Wrazenia po wycieczce różne. Podobały mi sie wystawy hodowców roślin, niektóre bardzo , inne mniej a bardzo zawiodłam sie na kiermaszu roślin. Firmy sprzedajace rośliny w Łodzi narzekaja że Łódź jest bardzo złym rynkiem , ze nie mozna tu na roślinach zarobic , ludzie biedni i mało kupuja, wiec spodziewałam sie wielkiego handlu w Warszawie a tam było jeszcze gorzej niz pod hala sportowa u nas. Jeszcze mniej stoisk i wogóle zadnych ciekawych roślin , no może poza trawami ale tych też było maleńko. Kupiłam 6 cebulek tulipanów bo doszłam do wniosku ze to samo kupie w Łodzi. Były jedynie niedostępne w Łodzi cebulki Maria Kaczyńska , Anna Komorowska , Jan Paweł II , Lech Wałęsa, Jolanta i Aleksander Kwasniewscy ale nie jestem amatorką takich kolekcji i nic nie kupiłam.

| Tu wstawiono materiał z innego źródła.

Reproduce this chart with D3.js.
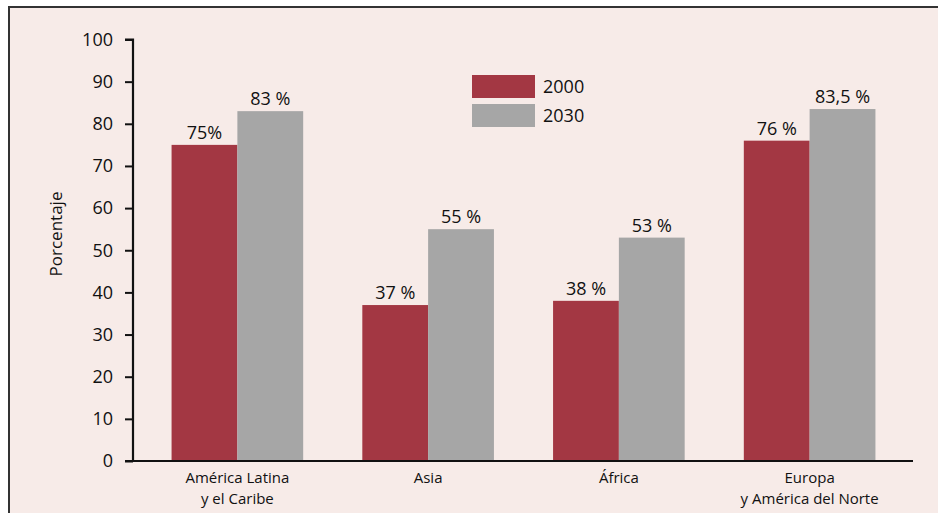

Nie jestesmy pewnie Anglią , choc porównania nie mam bo nie byłam. Chcialoby sie takiej wystawy by sie zagubic , zatracic w roślinkach , wydac wszystkie pieniądze i jeszcze pozyczyc, nic z tego . Grzecznie jedna hala ze stoiskami szkólek, druga z akcesoriami około ogrodniczymi i wykłady tematyczne.My bylismy na wykładzie Danusi , Monika na jakims o fotografii. Nasi wystawcy tez maja fajne pomysły , niektóre świetnie sie prezentowały a mozliwosc kupowania prawie zerowa , pod tym wzgledem dużo lepiej w Skierniewicach choc bardzo jarmarcznie ale duzo wiecej, można kupic piękne rośliny za wieksze pieniądze lub małe ale zgodne gatunkowo za małą kase, lubie Skierniewice.
O wystawie juz pisałam a zdjec nie mam .Jesli chodzi i ogród Vivy to juz chyba zadnego ładnie nie pokazą jak tego nie potrafili. Szkoda.Myśle że lepiej by było gdyby własciciele decydowali co kamera ma nakręcic, pokazli by co kochaja , opowiedzieli o swojej pasji, przestawili swoje ukochane roślinki, opwoiedzieli o ciekawych wydarzeniach, a tak to nikogo nie ziębi i nie grzeje, bez emocji wszystko pokazane. Sama Maja choc piękna i miła i umie sie zachwycac roślinami skrempowana formulą programu nie naprawi tego podejscia bez serca do ogrodów.